What is the difference between an OCIP and a CCIP?

In an OCIP, the project owner purchases and administers the wrap insurance program. In a CCIP, the General Contractor administers it. Both consolidate coverage across enrolled parties on a single project, but the administrative responsibilities and insurance procurement fall on different parties in each model.

Do subcontractors need their own insurance on a wrap project?

It depends on what the wrap program covers. For the coverages included in the wrap (typically GL and WC), enrolled subs typically don’t need to carry their own — but they are usually required to obtain a wrap exclusion endorsement on their existing policies excluding the wrapped project. For coverages not included in the wrap (like auto or professional liability), subs still need their own policies.

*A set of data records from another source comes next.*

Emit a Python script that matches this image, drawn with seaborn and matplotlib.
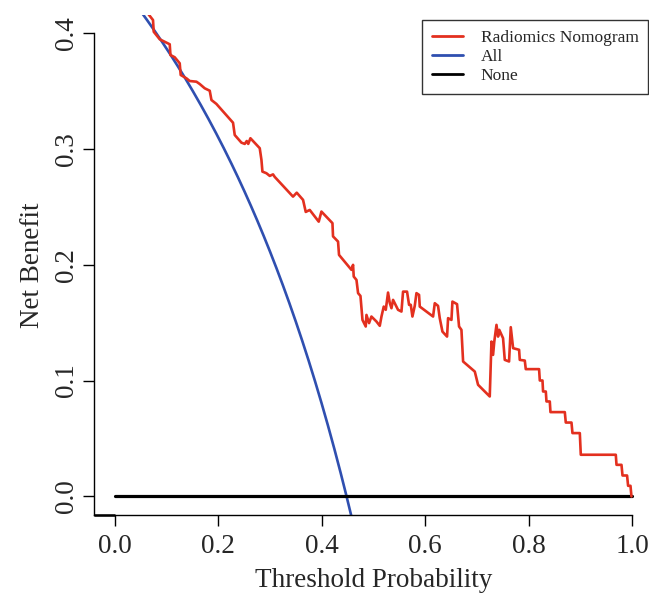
import numpy as np
import pandas as pd
import matplotlib
matplotlib.use("Agg")
import matplotlib.pyplot as plt
from matplotlib.lines import Line2D
import seaborn as sns

# Net benefit of the radiomics nomogram at each threshold probability
threshold = [0.0, 0.05, 0.074, 0.0754, 0.087, 0.0966, 0.1063, 0.1077, 0.1159, 0.1256,
             0.1275, 0.1386, 0.1449, 0.1579, 0.1643, 0.1739, 0.1836, 0.1869, 0.1965,
             0.2286, 0.2319, 0.2448, 0.2512, 0.2551, 0.258, 0.2622, 0.2802, 0.2835,
             0.2854, 0.2931, 0.2995, 0.3059, 0.3092, 0.3445, 0.3517, 0.3639, 0.3691,
             0.3768, 0.3942, 0.3994, 0.4155, 0.4207, 0.4218, 0.4315, 0.4334, 0.4574,
             0.4605, 0.4618, 0.4671, 0.4702, 0.4748, 0.4787, 0.485, 0.4864, 0.4914,
             0.496, 0.5057, 0.5121, 0.5154, 0.5198, 0.5237, 0.5281, 0.5314, 0.5347,
             0.5378, 0.5474, 0.554, 0.5571, 0.5648, 0.5687, 0.572, 0.5752, 0.5797,
             0.583, 0.588, 0.5894, 0.6151, 0.6184, 0.6247, 0.628, 0.6332, 0.6421,
             0.6441, 0.6506, 0.6525, 0.6614, 0.6653, 0.6699, 0.6731, 0.6957, 0.702,
             0.7246, 0.7279, 0.731, 0.7333, 0.7376, 0.7407, 0.743, 0.7503, 0.7536,
             0.7619, 0.7652, 0.7697, 0.7813, 0.7826, 0.7923, 0.7942, 0.8199, 0.8213,
             0.8265, 0.8276, 0.8329, 0.8342, 0.8406, 0.8419, 0.8696, 0.8715, 0.8825,
             0.8844, 0.8986, 0.9005, 0.9681, 0.9695, 0.9791, 0.9811, 0.9899, 0.9919,
             0.9965, 0.9984]
nomogram_nb = [0.448, 0.425, 0.4112, 0.4011, 0.3946, 0.3925, 0.3903, 0.381, 0.3791, 0.3739,
               0.3638, 0.3609, 0.3586, 0.358, 0.356, 0.3523, 0.3502, 0.3422, 0.3388,
               0.3226, 0.312, 0.3054, 0.3043, 0.3068, 0.3043, 0.3092, 0.3006, 0.2905,
               0.2804, 0.279, 0.2767, 0.278, 0.2758, 0.2588, 0.2622, 0.256, 0.2456,
               0.2473, 0.2372, 0.2459, 0.2383, 0.2359, 0.2245, 0.22, 0.2085, 0.1956,
               0.1999, 0.1898, 0.1869, 0.1755, 0.1731, 0.1524, 0.1467, 0.1567, 0.1496,
               0.1553, 0.151, 0.1473, 0.1553, 0.1639, 0.1611, 0.176, 0.1671, 0.1625,
               0.1697, 0.1611, 0.1596, 0.1768, 0.1768, 0.1654, 0.1654, 0.1553, 0.1645,
               0.1755, 0.174, 0.1639, 0.1553, 0.1668, 0.1645, 0.1539, 0.1423, 0.138,
               0.1539, 0.1524, 0.1682, 0.166, 0.1467, 0.1438, 0.1165, 0.1078, 0.0964,
               0.0863, 0.1337, 0.1222, 0.1335, 0.1481, 0.138, 0.1438, 0.1366, 0.1179,
               0.1165, 0.1461, 0.128, 0.1266, 0.1179, 0.1173, 0.1099, 0.1099, 0.1001,
               0.1001, 0.0906, 0.0906, 0.082, 0.082, 0.0728, 0.0728, 0.0638, 0.0638,
               0.0547, 0.0547, 0.036, 0.036, 0.0273, 0.0273, 0.0181, 0.0181, 0.0092,
               0.0092, 0.0]

# Event prevalence, which fixes the "treat all" strategy
prevalence = 0.448

labels = ["Radiomics Nomogram", "All", "None"]
colors = ["#E3301F", "#2F4FB0", "#000000"]
x_ticks = [0.0, 0.2, 0.4, 0.6, 0.8, 1.0]
y_ticks = [0.0, 0.1, 0.2, 0.3, 0.4]

sns.set_style("ticks")
plt.rcParams["font.family"] = ["Liberation Serif", "DejaVu Serif"]

W, H = 649, 593
fig = plt.figure(figsize=(W / 100, H / 100), dpi=100)
ax = fig.add_axes([94 / W, (H - 515) / H, (653 - 94) / W, (515 - 14.5) / H])

nomo = pd.DataFrame({"threshold": threshold, "net_benefit": nomogram_nb})
pt_all = np.linspace(0.0, 0.99, 400)
treat_all = pd.DataFrame({"threshold": pt_all,
                          "net_benefit": prevalence - (1 - prevalence) * pt_all / (1 - pt_all)})
treat_none = pd.DataFrame({"threshold": [0.0, 1.0], "net_benefit": [0.0, 0.0]})

sns.lineplot(data=treat_all, x="threshold", y="net_benefit", ax=ax, color=colors[1],
             lw=1.9, sort=False, estimator=None)
sns.lineplot(data=treat_none, x="threshold", y="net_benefit", ax=ax, color=colors[2],
             lw=2.3, sort=False, estimator=None)
sns.lineplot(data=nomo, x="threshold", y="net_benefit", ax=ax, color=colors[0],
             lw=1.9, sort=False, estimator=None)

ax.set_xlim(-0.04, 1.04)
ax.set_ylim(-0.016, 0.416)
ax.set_xticks(x_ticks)
ax.set_yticks(y_ticks)
ax.set_xticklabels([f"{v:.1f}" for v in x_ticks])
ax.set_yticklabels([f"{v:.1f}" for v in y_ticks], rotation=90, va="center")
ax.tick_params(axis="both", length=8, width=1.0, color="black", labelsize=19.5,
               direction="out")
ax.tick_params(axis="x", pad=6)
ax.tick_params(axis="y", pad=3)

for side in ["top", "right"]:
    ax.spines[side].set_visible(False)
ax.spines["left"].set_bounds(-0.016, 0.4)
ax.spines["bottom"].set_bounds(-0.04, 1.0)
for side in ["left", "bottom"]:
    ax.spines[side].set_linewidth(1.0)
    ax.spines[side].set_color("black")
ax.plot([-0.04, 0.0], [-0.016, -0.016], color="black", lw=1.8, clip_on=False,
        solid_capstyle="butt")

ax.set_xlabel("Threshold Probability", fontsize=19.5, labelpad=6)
ax.set_ylabel("Net Benefit", fontsize=19.5, labelpad=6)

handles = [Line2D([0], [0], color=c, lw=2.0) for c in colors]
leg = fig.legend(handles, labels, loc="upper right",
                 bbox_to_anchor=(648 / W, 1 - 20 / H), fontsize=12.5,
                 frameon=True, fancybox=False, handlelength=1.8,
                 borderpad=0.55, labelspacing=0.18, handletextpad=1.0,
                 borderaxespad=0.0)
leg.get_frame().set_edgecolor("black")
leg.get_frame().set_linewidth(1.0)
leg.set_zorder(5)

fig.savefig("out.png", dpi=100)
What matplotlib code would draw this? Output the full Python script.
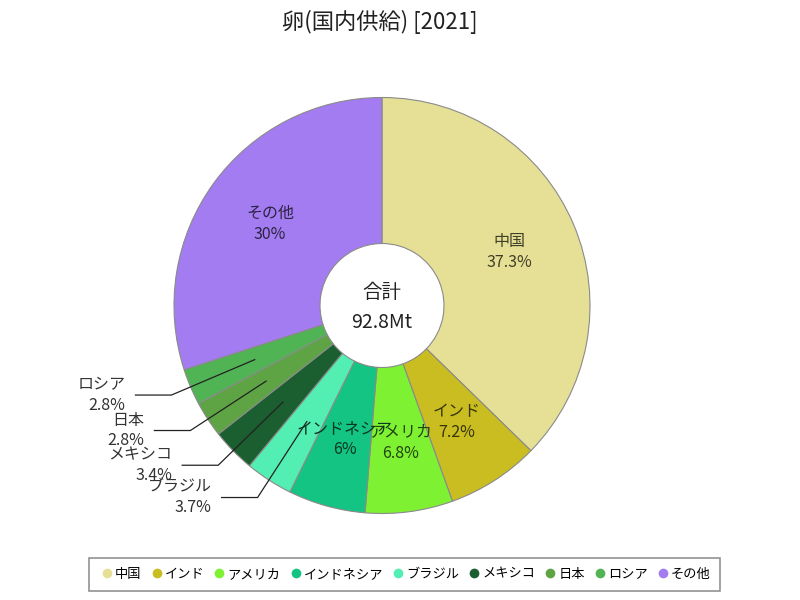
import numpy as np
import matplotlib
matplotlib.use("Agg")
import matplotlib.pyplot as plt
from matplotlib.lines import Line2D
from matplotlib.colors import to_rgb

plt.rcParams['font.family'] = ['Noto Sans CJK JP', 'DejaVu Sans']

title = "卵(国内供給) [2021]"
categories = ["中国", "インド", "アメリカ", "インドネシア", "ブラジル", "メキシコ", "日本", "ロシア", "その他"]
values = [37.3, 7.2, 6.8, 6.0, 3.7, 3.4, 2.8, 2.8, 30.0]
pct_labels = ["37.3%", "7.2%", "6.8%", "6%", "3.7%", "3.4%", "2.8%", "2.8%", "30%"]
colors = ["#e6e096", "#c9bd22", "#7ef232", "#14c482", "#52eeb2", "#1b5e30", "#5ea444", "#50b454", "#a27cf0"]
total_label = "92.8Mt"
outside = ["ブラジル", "メキシコ", "日本", "ロシア"]

fig = plt.figure(figsize=(8, 6), dpi=100)
ax = fig.add_axes([0, 0, 1, 1])
ax.axis('off')

cx, cy = 382, 294.5
R = 208
r_in = 62

wedges, _ = ax.pie(values, startangle=90, counterclock=False, colors=colors,
                   radius=R, center=(cx, cy),
                   wedgeprops=dict(width=R - r_in, edgecolor='#8a8a8a', linewidth=0.8))
ax.set_xlim(0, 800)
ax.set_ylim(0, 600)
ax.set_aspect('equal')

cum = np.cumsum([0] + values[:-1])
tot = sum(values)
for i, (cat, v) in enumerate(zip(categories, values)):
    mid = (cum[i] + v / 2) / tot * 360
    ang = np.deg2rad(90 - mid)
    ca, sa = np.cos(ang), np.sin(ang)
    rl = 0.665 * R
    px, py = cx + rl * ca, cy + rl * sa
    if cat in outside:
        ex, ey = cx + 1.1 * R * ca, cy + 1.1 * R * sa
        hx = ex - 36
        ax.plot([px, ex, hx], [py, ey, ey], color='#222222', lw=0.9)
        ax.text(hx - 10, ey, f"{cat}\n{pct_labels[i]}", ha='right', va='center',
                fontsize=11.5, color='#333333', linespacing=1.3)
    else:
        tc = tuple(np.array(to_rgb(colors[i])) * 0.28)
        ax.text(px, py, f"{cat}\n{pct_labels[i]}", ha='center', va='center',
                fontsize=11.5, color=tc, linespacing=1.3)

ax.text(cx, 308, "合計", ha='center', va='center', fontsize=14, color='#222222')
ax.text(cx, 278, total_label, ha='center', va='center', fontsize=14, color='#222222')

ax.text(380, 578, title, ha='center', va='center', fontsize=16, color='#222222')

handles = [Line2D([0], [0], marker='o', color='none', markerfacecolor=c,
                  markeredgecolor='none', markersize=7) for c in colors]
leg = fig.legend(handles, categories, loc='center', bbox_to_anchor=(0.506, 0.043),
                 ncol=9, frameon=True, fancybox=False, fontsize=9.5,
                 handletextpad=0.0, columnspacing=0.55, handlelength=1.2,
                 borderpad=0.75)
leg.get_frame().set_edgecolor('#777777')
leg.get_frame().set_linewidth(1.2)

fig.savefig("out.png", dpi=100)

What is a wrap exclusion endorsement?

A wrap exclusion endorsement (also called a OCIP/CCIP exclusion) is an amendment to a subcontractor’s own general liability policy that removes the wrap-covered project from that policy’s scope. GCs and wrap administrators require this to avoid double coverage and prevent disputes over which policy responds to a claim.

What happens if a subcontractor isn’t enrolled before working on site?

If a sub performs work before being enrolled in the wrap program, any injury or incident during that time may not be covered by either the wrap policy or the sub’s own excluded policy. This can leave the GC exposed to uncovered liability and may also create premium and audit complications with the wrap administrator.

How does Billy handle sub-tier contractor compliance on wrap projects?

Billy allows GCs to push compliance requirements down through their subcontractor tiers — not just their direct subs. This means you can collect and track enrollment confirmations and exclusion endorsements from second- and third-tier contractors, maintaining a complete compliance record across every party on the job site.

Can Billy track both enrolled and non-enrolled subs on the same project?

Yes. Billy’s compliance requirements are fully configurable at the project and vendor level, so you can run separate requirement tracks for enrolled subcontractors (who need endorsements and enrollment docs) and non-enrolled subcontractors (who need standard COIs and endorsements) — all within the same project.